Recuerdo todo aquello con mucha tristeza, y recuerdo como todos aquellos que habían -literalmente- idolatrado a aquel hombre, ahora se ensañaban con él como auténticas pirañas...
En una reunión de líderes en donde se enfrentaba a aquel siervo con su pecado, él citó con dolor unas palabras del Génesis dichas por José el hijo de Jacob: “Busco a mis hermanos”. No voy a profundizar más en toda aquella triste y oscura historia, pero si en las palabras que aquel hombre dijo, palabras que, aun hoy, siguen resonando en mi mente:” Busco a mis hermanos”.
Cuando vamos a la historia de José, vemos a un joven muy especial, un hijo amado por su padre, un hombre elegido por Dios y a un adolescente envidiado por sus hermanos. Esta historia siempre enternece mi corazón, no en vano José era el fruto de un amor probado por muchos años de espera, el amor de Jacob y Raquel.
Cuando vamos a la Biblia y leemos esta historia un poco desde afuera, vemos a un joven un tanto mimado, un tanto ingenuo y un tanto crédulo con respecto a sus propios hermanos; pero cuando profundizamos en ello, vemos a alguien a quien Dios había elegido para una vida y una tarea muy especial. La idílica vida sin problemas de aquel adolescente iría desde el fondo de una profunda, oscura y húmeda cisterna, pasaría por la esclavitud de unos mercaderes y sería probada por la inhumanidad de una injusta cárcel antes de que Dios levantase y restaurase su vida.
Después de tantos años todavía resuenan en mi corazón aquellas viejas palabras: “Busco a mis hermanos”...
No sé si es que el paso de los años me ha hecho más humilde o más necesitada de mis propios hermanos en Cristo, pero lo cierto es que cada vez más, siento una profunda necesidad de acercarme a todos y cada uno de mis hermanos.

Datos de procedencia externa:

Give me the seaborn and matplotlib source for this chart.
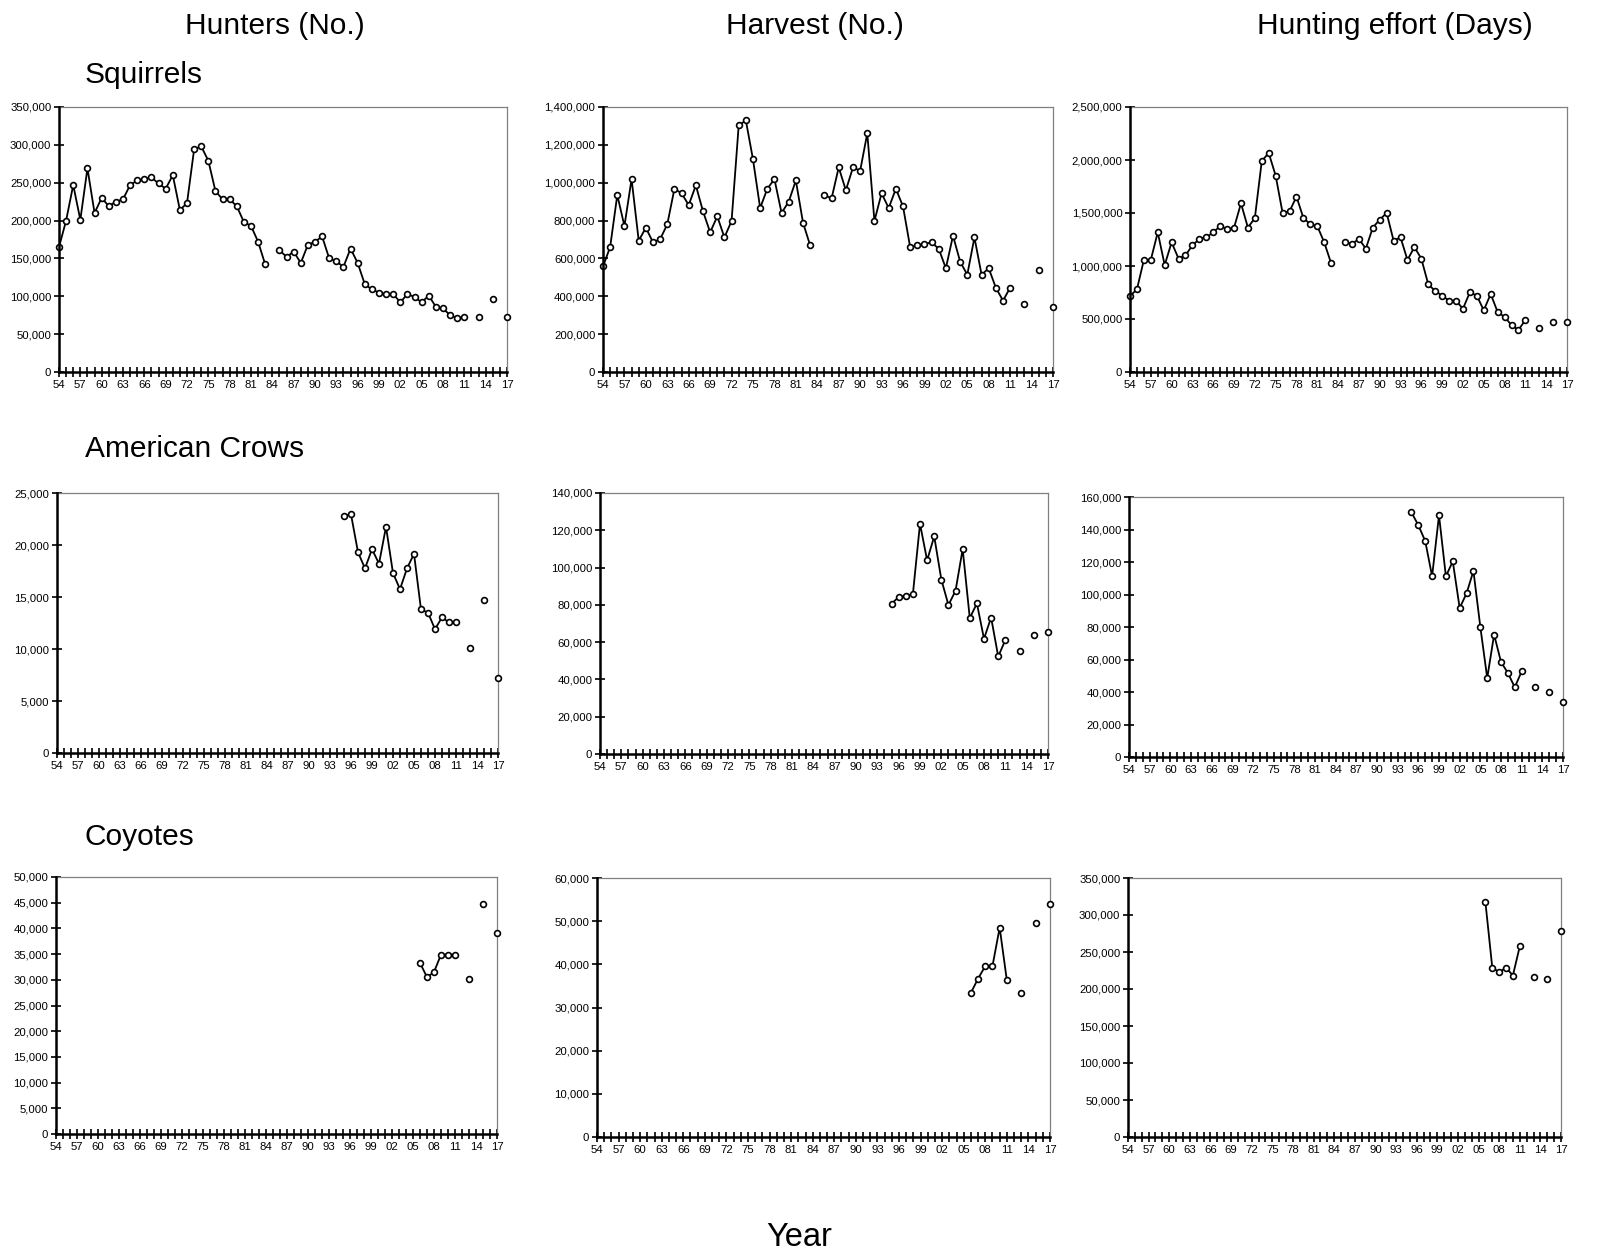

A veces pienso que, por demasiado tiempo, he vivido un liderazgo quizás algo elitista y exclusivo y, hoy más que nunca, ansío el poder servir, el poder “lavar los pies”, el poder abrazar y el poder ministrar a cada uno de mis hermanos, al rico y al pobre, al feo y al guapo, al alto y al bajo, al espiritual y al que no lo es tanto, al que me quiere más y al que me quiere menos, al que está en mi misma sintonía y al que está en otra diferente, al que está de acuerdo conmigo y al que no lo está tanto... Sí, estoy cansada de luchar y pelear por causas absurdas, estoy cansada de levantar la lanza en alto en favor de lo que yo creo correcto y -a estas alturas de mi vida- todo lo que ansío es servir a Dios sirviendo a mis hermanos, buscando a la oveja perdida, a la que cojea y a la perniquebrada, a la que es blanca como la nieve y a la que tiene manchas oscuras. Hoy siguen vigentes en mi corazón las preciosas palabras: “A todos me he hecho de todo, para que de todos modos salve a alguno”.
Aquel siervo de Dios del que hablábamos al principio ya está en la presencia del Señor, nunca sabré como terminó realmente su relación con Dios; pero aquellas palabras siguen presentes en mi corazón, siempre será un misterio para mí cómo un hombre que primero subió tan alto, un hombre que llevó cientos de almas a Cristo y un hombre que cayó tan profundamente, nunca perdió el gran don de la Palabra y lo cierto es que, aún hoy, aquel pensamiento y aquellas palabras tocan profundamente mi corazón.
Sí, yo también busco a mis hermanos, sobre todo a aquellos con los que convivo y que están cerca de mí, aquellos de los que conozco sus fallos y ellos conocen los míos, porque los necesito, porque los quiero, porque mi vida es servir a Dios a través de los que me rodean...
Hoy, aquí y ahora me nace del alma exclamar: “Busco a mis hermanos”.